№5, 1987/Обзоры и рецензии

«Совизжал веселый и смешной»

В. В. Мочалова, Мир наизнанку. Народно-городская литература Польши XVI – XVII вв., М., «Наука», 1985, 221 с.

Интерес к монографии В. Мочаловой возникает сразу благодаря предмету ее исследования, объявленному в подзаголовке. Изучение народной культуры и народной литературы – одна из наиболее актуальных и интересных задач литературоведения и истории.

В книге В. Мочаловой системно рассматривается одно из исторических проявлений народной культуры – так называемая совизжальская, или рыбалтовская, литература1, возникшая и существовавшая в Польше в конце XVI – начале XVII веков, на рубеже двух культурных эпох – Возрождения и барокко. Опираясь на обширные текстологические исследования, преимущественно польских ученых, В. Мочалова не просто синтезирует один из пластов народно-городской литературы этого периода, но предлагает его новую методологическую интерпретацию, позволяющую иначе определить значение этого явления в истории польской литературы.

Для нее совизжальская литература отнюдь не второстепенное течение старопольской литературы, но яркий образец народной культуры (воплотившейся в этот период, прежде всего, в слове), создавшей свою систему художественных ценностей, оказавшихся плодотворными для развития культуры в целом. Исследование «низовой» народной культуры важно как с точки зрения ее самоценности, так и в связи с уточнением понятия «высокой» культуры, которая, как теперь становится ясно, не может изучаться без учета взаимной оппозиции этих двух полюсов единого общенационального культурного целого. Официальная и совизжальская литературы представлены В. Мочаловой не в статическом противостоянии (вторая пародирует первую), но во взаимном коррелировании и постоянном сближении, что точнее отражает суть происходивших литературных процессов и роль в них народного начала.

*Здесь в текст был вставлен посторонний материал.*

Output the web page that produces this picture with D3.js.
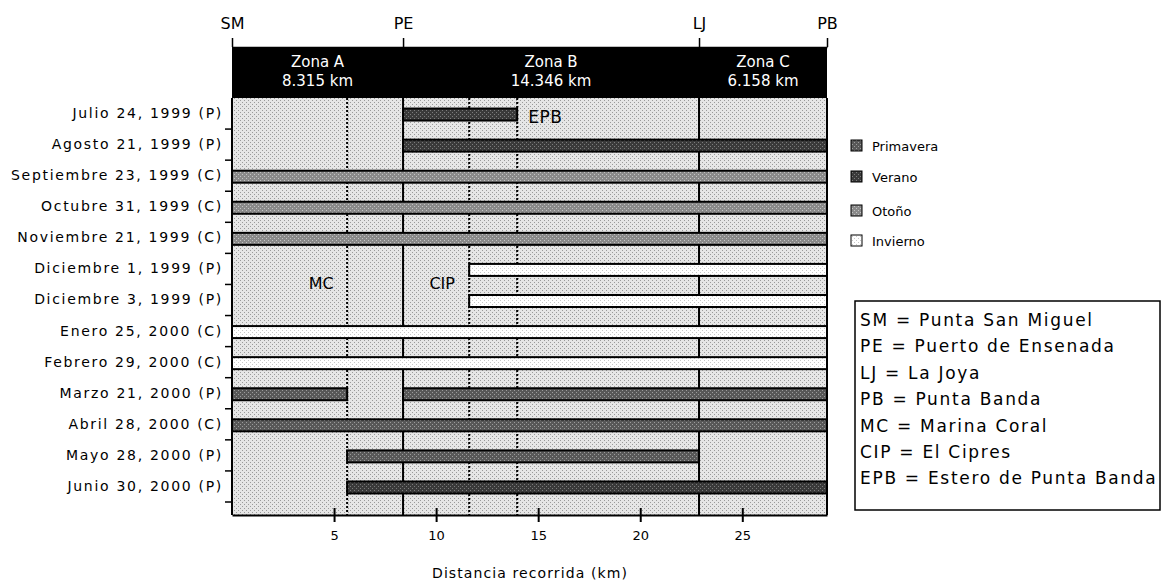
<html>
<head>
<script src="https://d3js.org/d3.v7.min.js" charset="utf-8"></script>
<style>
  body { margin: 0; background: #fff; }
  text { font-family: "DejaVu Sans", sans-serif; }
</style>
</head>
<body>
<div id="chart"></div>
<script>
// fechas de muestreo (eje y)
var fechas = ['Julio 24, 1999 (P)', 'Agosto 21, 1999 (P)', 'Septiembre 23, 1999 (C)',
  'Octubre 31, 1999 (C)', 'Noviembre 21, 1999 (C)', 'Diciembre 1, 1999 (P)',
  'Diciembre 3, 1999 (P)', 'Enero 25, 2000 (C)', 'Febrero 29, 2000 (C)',
  'Marzo 21, 2000 (P)', 'Abril 28, 2000 (C)', 'Mayo 28, 2000 (P)', 'Junio 30, 2000 (P)'];
var estacion = ['Verano', 'Verano', 'Otoño', 'Otoño', 'Otoño', 'Invierno', 'Invierno',
  'Invierno', 'Invierno', 'Primavera', 'Primavera', 'Primavera', 'Verano'];
// tramos recorridos (km) por fecha
var tramos = [
  [[8.38, 13.97]], [[8.38, 29.15]], [[0, 29.15]], [[0, 29.15]], [[0, 29.15]],
  [[11.62, 29.15]], [[11.62, 29.15]], [[0, 29.15]], [[0, 29.15]],
  [[0, 5.64], [8.38, 29.15]], [[0, 29.15]], [[5.64, 22.88]], [[5.64, 29.15]]
];
var sitios = ['SM', 'PE', 'LJ', 'PB'];
var sitiosKm = [0, 8.38, 22.88, 29.15];
var refs = ['MC', 'CIP', 'EPB'];
var refsKm = [5.64, 11.62, 13.97];
var zonas = ['Zona A', 'Zona B', 'Zona C'];
var zonasLong = ['8.315 km', '14.346 km', '6.158 km'];
var xTicks = [5, 10, 15, 20, 25];
var estaciones = ['Primavera', 'Verano', 'Otoño', 'Invierno'];
var claves = ['SM = Punta San Miguel', 'PE = Puerto de Ensenada', 'LJ = La Joya',
  'PB = Punta Banda', 'MC = Marina Coral', 'CIP = El Cipres', 'EPB = Estero de Punta Banda'];

var W = 1163, H = 587;
var pLeft = 232, pRight = 827, pTop = 98, bandBottom = 502, pBottom = 515;

var svg = d3.select('#chart').append('svg')
  .attr('width', W).attr('height', H)
  .style('background', '#fff');

// patrones punteados
var defs = svg.append('defs');
function patron(id, base, dot) {
  var p = defs.append('pattern').attr('id', id)
    .attr('width', 4).attr('height', 4).attr('patternUnits', 'userSpaceOnUse');
  p.append('rect').attr('width', 4).attr('height', 4).attr('fill', base);
  p.append('rect').attr('x', 0).attr('y', 0).attr('width', 1).attr('height', 1).attr('fill', dot);
  p.append('rect').attr('x', 2).attr('y', 2).attr('width', 1).attr('height', 1).attr('fill', dot);
}
patron('fondo', '#e6e6e6', '#9a9a9a');
patron('p-Primavera', '#585858', '#9c9c9c');
patron('p-Verano', '#3a3a3a', '#7c7c7c');
patron('p-Otoño', '#8a8a8a', '#c4c4c4');
patron('p-Invierno', '#ffffff', '#c8c8c8');

var x = d3.scaleLinear().domain([0, 29.15]).range([pLeft, pRight]);
var y = d3.scaleBand().domain(fechas).range([pTop, bandBottom]);

// fondo
svg.append('rect')
  .attr('x', pLeft).attr('y', pTop).attr('width', pRight - pLeft).attr('height', pBottom - pTop)
  .attr('fill', 'url(#fondo)');

// lineas punteadas (MC, CIP, EPB)
svg.selectAll('.ref').data(refsKm).enter().append('line')
  .attr('x1', function(d) { return x(d); }).attr('x2', function(d) { return x(d); })
  .attr('y1', pTop).attr('y2', pBottom)
  .style('stroke', '#000').style('stroke-width', 2).style('stroke-dasharray', '2,2');

// lineas de zona (PE, LJ)
svg.selectAll('.zl').data(sitiosKm.slice(1, 3)).enter().append('line')
  .attr('x1', function(d) { return x(d); }).attr('x2', function(d) { return x(d); })
  .attr('y1', pTop).attr('y2', pBottom)
  .style('stroke', '#000').style('stroke-width', 2);

// barras
var bh = 12;
fechas.forEach(function(f, i) {
  svg.selectAll('.b' + i).data(tramos[i]).enter().append('rect')
    .attr('x', function(d) { return x(d[0]); })
    .attr('width', function(d) { return x(d[1]) - x(d[0]); })
    .attr('y', y(f) + (y.bandwidth() - bh) / 2 + 1)
    .attr('height', bh)
    .attr('fill', 'url(#p-' + estacion[i] + ')')
    .style('stroke', '#000').style('stroke-width', 2);
});

// etiquetas de sitios dentro
svg.append('text').attr('x', x(refsKm[0]) - 26).attr('y', y(fechas[5]) + y.bandwidth() + 5)
  .attr('text-anchor', 'middle').style('font-size', '16px').text(refs[0]);
svg.append('text').attr('x', x(refsKm[1]) - 27).attr('y', y(fechas[5]) + y.bandwidth() + 5)
  .attr('text-anchor', 'middle').style('font-size', '16px').text(refs[1]);
svg.append('text').attr('x', x(refsKm[2]) + 11).attr('y', y(fechas[0]) + y.bandwidth() / 2 + 9)
  .style('font-size', '17px').style('letter-spacing', '0.5px').text(refs[2]);

// borde derecho
svg.append('line').attr('x1', pRight).attr('x2', pRight).attr('y1', pTop).attr('y2', pBottom)
  .style('stroke', '#000').style('stroke-width', 2);

// encabezado negro
svg.append('rect').attr('x', pLeft).attr('y', 47).attr('width', pRight - pLeft).attr('height', pTop - 47)
  .attr('fill', '#000');
zonas.forEach(function(z, i) {
  var cx = (x(sitiosKm[i]) + x(sitiosKm[i + 1])) / 2;
  svg.append('text').attr('x', cx).attr('y', 67).attr('text-anchor', 'middle')
    .attr('fill', '#fff').style('font-size', '15px').text(z);
  svg.append('text').attr('x', cx).attr('y', 86).attr('text-anchor', 'middle')
    .attr('fill', '#fff').style('font-size', '15px').text(zonasLong[i]);
});

// eje superior
var topAxis = d3.axisTop(x).tickValues(sitiosKm).tickFormat(function(d, i) { return sitios[i]; })
  .tickSize(9).tickSizeOuter(0).tickPadding(9);
var tg = svg.append('g').attr('transform', 'translate(0,47)').call(topAxis);
tg.selectAll('path').style('stroke', '#000').style('stroke-width', 1.5);
tg.selectAll('line').style('stroke', '#000').style('stroke-width', 1.5);
tg.selectAll('text').style('font-size', '16px').style('fill', '#000').style('font-family', '"DejaVu Sans", sans-serif');

// eje y
var yAxis = d3.axisLeft(y).tickSize(0).tickPadding(9);
var yg = svg.append('g').attr('transform', 'translate(' + pLeft + ',0)').call(yAxis);
yg.select('.domain').remove();
yg.selectAll('text').style('font-size', '14px').style('letter-spacing', '1.7px')
  .style('fill', '#000').style('font-family', '"DejaVu Sans", sans-serif');
svg.append('line').attr('x1', pLeft).attr('x2', pLeft).attr('y1', pTop).attr('y2', pBottom)
  .style('stroke', '#000').style('stroke-width', 2);
svg.selectAll('.yt').data(fechas.slice(1).concat(['fin'])).enter().append('line')
  .attr('x1', pLeft - 7).attr('x2', pLeft)
  .attr('y1', function(d, i) { return i < fechas.length - 1 ? y(d) : bandBottom; })
  .attr('y2', function(d, i) { return i < fechas.length - 1 ? y(d) : bandBottom; })
  .style('stroke', '#000').style('stroke-width', 1.5);

// eje x
var xAxis = d3.axisBottom(x).tickValues(xTicks).tickSize(7).tickSizeOuter(0).tickPadding(9);
var xg = svg.append('g').attr('transform', 'translate(0,' + pBottom + ')').call(xAxis);
xg.selectAll('path').style('stroke', '#000').style('stroke-width', 2);
xg.selectAll('line').attr('y1', -7).style('stroke', '#000').style('stroke-width', 2);
xg.selectAll('text').style('font-size', '13px').style('fill', '#000').style('font-family', '"DejaVu Sans", sans-serif');
svg.append('text').attr('x', 530).attr('y', 578).attr('text-anchor', 'middle')
  .style('font-size', '14px').style('letter-spacing', '1.1px').text('Distancia recorrida (km)');

// leyenda estaciones
var ley = svg.append('g');
var leyY = [146, 177, 211, 241];
estaciones.forEach(function(e, i) {
  ley.append('rect').attr('x', 851).attr('y', leyY[i] - 6).attr('width', 11).attr('height', 11)
    .attr('fill', 'url(#p-' + e + ')').style('stroke', '#000').style('stroke-width', 1);
  ley.append('text').attr('x', 872).attr('y', leyY[i] + 5).style('font-size', '13px').text(e);
});

// cuadro de claves
svg.append('rect').attr('x', 855).attr('y', 301).attr('width', 305).attr('height', 209)
  .attr('fill', '#fff').style('stroke', '#000').style('stroke-width', 1.5);
claves.forEach(function(c, i) {
  svg.append('text').attr('x', 860).attr('y', 326 + i * 26.4)
    .style('font-size', '17px').style('letter-spacing', '1.7px').text(c);
});
</script>
</body>
</html>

Несмотря на низкий культурный уровень и неразвитость художественного вкуса совизжалам удается «выправлять» и оздоровлять в эстетическом отношении значительно более утонченную «высокую» литературу, которая в конечном итоге приобретала некоторые черты культуры народных масс. Это было возможно потому, что в основе народной культуры, при всей ее «наивности» и «неотесанности», лежат подлинность, отсутствие фальши, глубокий нравственно-философский смысл.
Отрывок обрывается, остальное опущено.